Arthur Hayes: War Could Force Fed to Print, Fueling Crypto
Former BitMEX CEO Arthur Hayes argues an escalating U.S.-Iran conflict could force the Federal Reserve to print money to fund surging government borrowing. In a recent podcast, he predicted this liquidity injection would trigger a massive rally in risk assets, stating he'd be putting his own chips on decentralized exchanges.
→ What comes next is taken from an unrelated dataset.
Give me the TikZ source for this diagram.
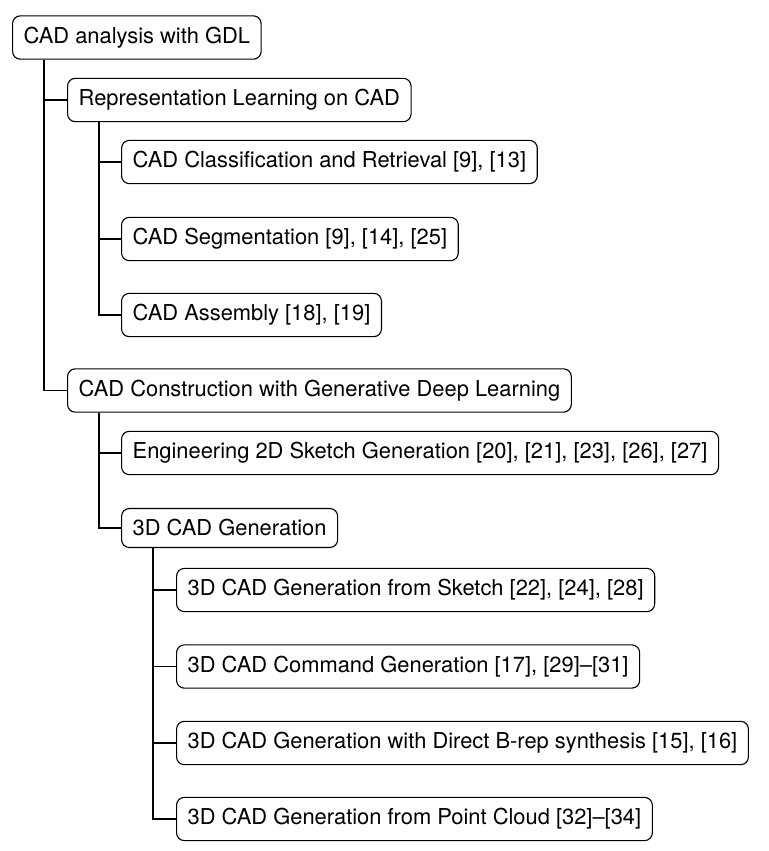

In a recent essay, Arthur Hayes laid out a historical framework for his thesis, noting that every major U.S. military campaign in the Middle East since 1985 has been followed by monetary easing from the Federal Reserve. He specifically cited the 1990 Gulf War, the wars in Iraq and Afghanistan after 9/11, and the 2009 troop surge as precedents for the Fed cutting rates or expanding the money supply to finance conflict. This potential for new conflict-driven spending comes as the U.S. federal budget deficit is already projected to be $1.6 trillion in 2024, with federal debt held by the public forecasted to climb from 99% of GDP to 116% by 2034. Hayes's argument is that adding the multi-trillion dollar cost of a major war to this existing fiscal strain would leave the Fed with little choice but to monetize the debt. While the long-term thesis is bullish for crypto, the immediate market reaction to geopolitical shocks is often a "risk-off" event. During the initial 72 hours of recent Iran tensions, Bitcoin dropped to a low of $63,000 before rebounding, mirroring moves in equities rather than acting as a safe-haven asset like gold, which rallied. For Solana traders, this thesis directly implicates the ecosystem's high-throughput decentralized exchanges. Platforms like Jupiter, Raydium, and Orca are built for the speed and low fees required to trade volatile narrative shifts. The composability of Solana DeFi allows capital to move quickly between swaps, liquidity pools, and lending protocols to capitalize on such macro events. Despite his forecast, Hayes advises a "wait and see" approach, stating the prudent action is to hold off on buying. He explicitly noted that the time to "back up the truck and buy Bitcoin and high-quality shitcoins" is immediately *after* the Fed officially cuts rates or announces new money printing measures to support war efforts, not on the initial news of military escalation.